Regia di Ken Loach vedi scheda film
Probabilmente è con La canzone di Carla che il cinema di Loach comincia a ripetersi e a cavalcare, anzichè idee, stereotipi: dopo una serie di buoni/ottimi lavori in rapida successione (Riff raff, Piovono pietre, Terra e libertà), ecco che in questa pellicola il regista inglese sembra meno ispirato del solito, intenzionato a fare 'un film alla Loach' piuttosto che a sfoderare qualcosa di nuovo.

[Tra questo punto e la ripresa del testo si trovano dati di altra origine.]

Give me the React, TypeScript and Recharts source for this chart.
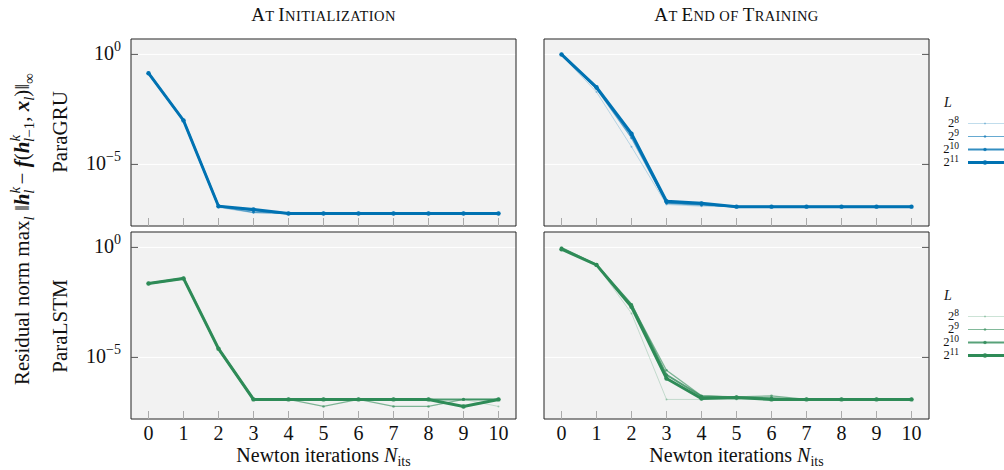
import React from 'react';
import { LineChart, Line, XAxis, YAxis, CartesianGrid, ReferenceArea } from 'recharts';

const ITERS = [0, 1, 2, 3, 4, 5, 6, 7, 8, 9, 10];
const L_EXPONENTS = ['8', '9', '10', '11'];
const SERIES_KEYS = ['L8', 'L9', 'L10', 'L11'];
const Y_TICKS = [1, 1e-5];
const Y_TICK_EXPONENTS = ['0', '\u22125'];

// residual norms, one list per sequence length L
const GRU_INIT = [
  [0.14, 1e-3, 1.1e-7, 6.3e-8, 5.9e-8, 5.9e-8, 5.9e-8, 5.9e-8, 5.9e-8, 5.9e-8, 5.9e-8],
  [0.14, 1e-3, 1.2e-7, 6.6e-8, 5.9e-8, 5.9e-8, 5.9e-8, 5.9e-8, 5.9e-8, 5.9e-8, 5.9e-8],
  [0.14, 1e-3, 1.26e-7, 8.2e-8, 5.9e-8, 5.9e-8, 5.9e-8, 5.9e-8, 5.9e-8, 5.9e-8, 5.9e-8],
  [0.14, 1e-3, 1.26e-7, 8.9e-8, 5.9e-8, 5.9e-8, 5.9e-8, 5.9e-8, 5.9e-8, 5.9e-8, 5.9e-8],
];
const GRU_END = [
  [0.9, 0.0195, 6.3e-5, 1.5e-7, 1.26e-7, 1.2e-7, 1.2e-7, 1.2e-7, 1.2e-7, 1.2e-7, 1.2e-7],
  [0.95, 0.027, 1.6e-4, 1.7e-7, 1.4e-7, 1.2e-7, 1.2e-7, 1.2e-7, 1.2e-7, 1.2e-7, 1.2e-7],
  [1.0, 0.031, 2.2e-4, 1.9e-7, 1.6e-7, 1.2e-7, 1.2e-7, 1.2e-7, 1.2e-7, 1.2e-7, 1.2e-7],
  [1.0, 0.032, 2.5e-4, 2.1e-7, 1.7e-7, 1.2e-7, 1.2e-7, 1.2e-7, 1.2e-7, 1.2e-7, 1.2e-7],
];
const LSTM_INIT = [
  [0.023, 0.039, 2.5e-5, 1.23e-7, 1.23e-7, 1.23e-7, 1.23e-7, 1.23e-7, 1.23e-7, 1.23e-7, 5.9e-8],
  [0.023, 0.039, 2.5e-5, 1.23e-7, 1.23e-7, 5.9e-8, 1.23e-7, 5.9e-8, 5.9e-8, 1.23e-7, 1.23e-7],
  [0.023, 0.039, 2.5e-5, 1.23e-7, 1.23e-7, 1.23e-7, 1.23e-7, 1.23e-7, 1.23e-7, 1.23e-7, 1.23e-7],
  [0.023, 0.039, 2.5e-5, 1.23e-7, 1.23e-7, 1.23e-7, 1.23e-7, 1.23e-7, 1.23e-7, 5.9e-8, 1.23e-7],
];
const LSTM_END = [
  [0.83, 0.16, 1e-3, 1.23e-7, 1.23e-7, 1.23e-7, 1.23e-7, 1.23e-7, 1.23e-7, 1.23e-7, 1.23e-7],
  [0.9, 0.16, 2.5e-3, 2.6e-6, 1.8e-7, 1.6e-7, 1.8e-7, 1.23e-7, 1.23e-7, 1.23e-7, 1.23e-7],
  [0.95, 0.16, 2.5e-3, 1.6e-6, 1.7e-7, 1.5e-7, 1.4e-7, 1.23e-7, 1.23e-7, 1.23e-7, 1.23e-7],
  [0.83, 0.16, 2e-3, 1.1e-6, 1.35e-7, 1.5e-7, 1.23e-7, 1.23e-7, 1.23e-7, 1.23e-7, 1.23e-7],
];

const BLUE = '#0072b2';
const GREEN = '#2e8b57';
const SERIES_STYLE = [
  { width: 0.7, opacity: 0.35, r: 1 },
  { width: 1.2, opacity: 0.6, r: 1.3 },
  { width: 2, opacity: 0.8, r: 1.7 },
  { width: 3, opacity: 1, r: 2.2 },
];
const Y_MIN = Math.pow(10, -7.8);
const Y_MAX = Math.pow(10, 0.7);
const FONT = '"Liberation Serif", "DejaVu Serif", serif';

function toRows(vals: number[][]) {
  return ITERS.map((x, i) => {
    const row: any = { x };
    SERIES_KEYS.forEach((k, s) => { row[k] = vals[s][i]; });
    return row;
  });
}

function XTickBottom(props: any) {
  const { x, y, payload, showLabel } = props;
  return (
    <g>
      <line x1={x} x2={x} y1={y} y2={y - 8} stroke="#aaa" strokeWidth={1} />
      {showLabel && (
        <text x={x} y={y + 21} textAnchor="middle" fontSize={20} fontFamily={FONT} fill="#111">
          {payload.value}
        </text>
      )}
    </g>
  );
}

function XTickTop(props: any) {
  const { x, y } = props;
  return <line x1={x} x2={x} y1={y} y2={y + 8} stroke="#aaa" strokeWidth={1} />;
}

function YTick(props: any) {
  const { x, y, index, side } = props;
  if (side === 'right') {
    return <line x1={x} x2={x - 7} y1={y} y2={y} stroke="#555" strokeWidth={1} />;
  }
  return (
    <g>
      <line x1={x} x2={x + 7} y1={y} y2={y} stroke="#555" strokeWidth={1} />
      <text x={x - 10} y={y + 6} textAnchor="end" fontSize={20} fontFamily={FONT} fill="#111">
        10<tspan dy={-9} fontSize={14}>{Y_TICK_EXPONENTS[index]}</tspan>
      </text>
    </g>
  );
}

interface PanelProps {
  vals: number[][];
  color: string;
  side: 'left' | 'right';
  bottom: boolean;
  left: number;
  top: number;
}

function Panel({ vals, color, side, bottom, left, top }: PanelProps) {
  const rows = toRows(vals);
  const width = side === 'left' ? 520 : 395;
  const height = bottom ? 260 : 230;
  const margin = side === 'left'
    ? { top: bottom ? 32 : 39, right: 4, left: 91, bottom: 0 }
    : { top: bottom ? 32 : 39, right: 5, left: 4, bottom: 0 };
  return (
    <div style={{ position: 'absolute', left, top }}>
      <LineChart width={width} height={height} data={rows} margin={margin}>
        <CartesianGrid vertical={false} stroke="#fff" strokeWidth={1} fill="#f2f2f2" fillOpacity={1} />
        <XAxis
          dataKey="x"
          type="number"
          domain={[-0.5, 10.5]}
          ticks={ITERS}
          interval={0}
          allowDataOverflow
          height={bottom ? 41 : 4}
          tickSize={0}
          tickMargin={0}
          axisLine={false}
          tickLine={false}
          tick={(p: any) => <XTickBottom {...p} showLabel={bottom} />}
        />
        <XAxis
          xAxisId="top"
          orientation="top"
          dataKey="x"
          type="number"
          domain={[-0.5, 10.5]}
          ticks={ITERS}
          interval={0}
          allowDataOverflow
          height={0}
          tickSize={0}
          tickMargin={0}
          axisLine={false}
          tickLine={false}
          tick={(p: any) => <XTickTop {...p} />}
        />
        <YAxis
          orientation={side}
          scale="log"
          type="number"
          domain={[Y_MIN, Y_MAX]}
          ticks={Y_TICKS}
          interval={0}
          allowDataOverflow
          width={side === 'left' ? 40 : 1}
          tickSize={0}
          tickMargin={0}
          axisLine={false}
          tickLine={false}
          tick={(p: any) => <YTick {...p} side={side} />}
        />
        <ReferenceArea
          x1={-0.5}
          x2={10.5}
          y1={Y_MIN}
          y2={Y_MAX}
          fill="none"
          stroke="#222"
          strokeWidth={1}
          ifOverflow="visible"
        />
        {SERIES_KEYS.map((k, s) => (
          <Line
            key={k}
            dataKey={k}
            type="linear"
            stroke={color}
            strokeWidth={SERIES_STYLE[s].width}
            strokeOpacity={SERIES_STYLE[s].opacity}
            dot={{ r: SERIES_STYLE[s].r, fill: color, stroke: 'none', fillOpacity: SERIES_STYLE[s].opacity }}
            activeDot={false}
            isAnimationActive={false}
          />
        ))}
      </LineChart>
    </div>
  );
}

function LegendBlock({ color, top }: { color: string; top: number }) {
  return (
    <g fontFamily={FONT} fill="#111">
      <text x={948} y={top} textAnchor="middle" fontSize={14} fontStyle="italic">L</text>
      {L_EXPONENTS.map((e, i) => {
        const base = top + 20 + i * 13;
        const st = SERIES_STYLE[i];
        return (
          <g key={e}>
            <text x={959} y={base} textAnchor="end" fontSize={12.5}>
              2<tspan dy={-4} fontSize={9.5}>{e}</tspan>
            </text>
            <line x1={968} x2={1004} y1={base - 3.5} y2={base - 3.5} stroke={color} strokeWidth={st.width} strokeOpacity={st.opacity} />
            <circle cx={985} cy={base - 3.5} r={st.r} fill={color} fillOpacity={st.opacity} />
          </g>
        );
      })}
    </g>
  );
}

function SmallCaps({ x, y, words }: { x: number; y: number; words: string[] }) {
  return (
    <text x={x} y={y} textAnchor="middle" fontSize={14.5} letterSpacing={0.4}>
      {words.map((w, i) => {
        const big = w[0] === w[0].toUpperCase();
        return (
          <React.Fragment key={i}>
            {i > 0 && <tspan> </tspan>}
            {big ? <tspan fontSize={19}>{w[0]}</tspan> : null}
            <tspan>{(big ? w.slice(1) : w).toUpperCase()}</tspan>
          </React.Fragment>
        );
      })}
    </text>
  );
}

export default function App() {
  return (
    <div style={{ position: 'absolute', left: 0, top: 0, width: 1004, height: 470, background: '#fff', overflow: 'hidden' }}>
      <Panel vals={GRU_INIT} color={BLUE} side="left" bottom={false} left={0} top={0} />
      <Panel vals={GRU_END} color={BLUE} side="right" bottom={false} left={540} top={0} />
      <Panel vals={LSTM_INIT} color={GREEN} side="left" bottom={true} left={0} top={200} />
      <Panel vals={LSTM_END} color={GREEN} side="right" bottom={true} left={540} top={200} />
      <svg width={1004} height={470} style={{ position: 'absolute', left: 0, top: 0, pointerEvents: 'none' }}>
        <g fontFamily={FONT} fill="#111">
          <SmallCaps x={323.5} y={21} words={['At', 'Initialization']} />
          <SmallCaps x={736.5} y={21} words={['At', 'End', 'of', 'Training']} />
          <text x={67} y={132} textAnchor="middle" fontSize={21} transform="rotate(-90 67 132)">ParaGRU</text>
          <text x={67} y={326} textAnchor="middle" fontSize={21} transform="rotate(-90 67 326)">ParaLSTM</text>
          <text x={29} y={229} textAnchor="middle" fontSize={21} transform="rotate(-90 29 229)">
            Residual norm max
            <tspan dy={5} fontSize={15} fontStyle="italic">l</tspan>
            <tspan dy={-5}> {'\u2016'}</tspan>
            <tspan fontWeight="bold" fontStyle="italic">h</tspan>
            <tspan dy={-9} fontSize={15} fontStyle="italic">k</tspan>
            <tspan dx={-7} dy={14} fontSize={15} fontStyle="italic">l</tspan>
            <tspan dy={-5}> {'\u2212'} </tspan>
            <tspan fontWeight="bold" fontStyle="italic">f</tspan>
            <tspan>(</tspan>
            <tspan fontWeight="bold" fontStyle="italic">h</tspan>
            <tspan dy={-9} fontSize={15} fontStyle="italic">k</tspan>
            <tspan dx={-7} dy={14} fontSize={15} fontStyle="italic">l</tspan>
            <tspan fontSize={15}>{'\u22121'}</tspan>
            <tspan dy={-5}>, </tspan>
            <tspan fontWeight="bold" fontStyle="italic">x</tspan>
            <tspan dy={5} fontSize={15} fontStyle="italic">l</tspan>
            <tspan dy={-5}>){'\u2016'}</tspan>
            <tspan dy={5} fontSize={15}>{'\u221e'}</tspan>
          </text>
          <text x={323.5} y={462} textAnchor="middle" fontSize={20}>
            Newton iterations <tspan fontStyle="italic">N</tspan>
            <tspan dy={4} fontSize={14}>its</tspan>
          </text>
          <text x={736.5} y={462} textAnchor="middle" fontSize={20}>
            Newton iterations <tspan fontStyle="italic">N</tspan>
            <tspan dy={4} fontSize={14}>its</tspan>
          </text>
        </g>
        <LegendBlock color={BLUE} top={107} />
        <LegendBlock color={GREEN} top={300} />
      </svg>
    </div>
  );
}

Ormai la sua poetica è fortemente codificata, personaggi e situazioni sembrano voler richiamare a forza l'impegno civile dei precedenti lavori anche andando incontro al rischio di fare, più che una variazione sul tema, una caricatura di esso; ecco quindi perchè l'autista George - splendidamente interpretato da Robert Carlyle, che proprio in quello stesso anno sfondava presso il grande pubblico con Trainspotting - non può e non deve prendersela, fin dalla prima scena, con il controllore troppo zelante e, in generale, con l'ingiusto mondo che lo circonda. E se la prima parte, definibile la parte scozzese della storia, è comunque non priva di interesse, nella seconda ambientata in Nicaragua i toni si fanno, se non patetici, per lo meno scialbi e prevedibili. Sceneggiatura, per la prima volta, di Paul Laverty: scriverà numerosi dei futuri lavori di Loach, da My name is Joe a Il mio amico Eric e via dicendo. Ruolo laterale, ma incisivo, per Scott Glenn. 5/10.
George, conducente d'autobus scozzese, si innamora di una ragazza del Nicaragua, Carla, che dapprima si ritrae e poi contraccambia. Carla è fuggita dalla guerra civile in patria: tornerà insieme a George per ritrovare i compagni guerriglieri, fra i quali il suo ragazzo.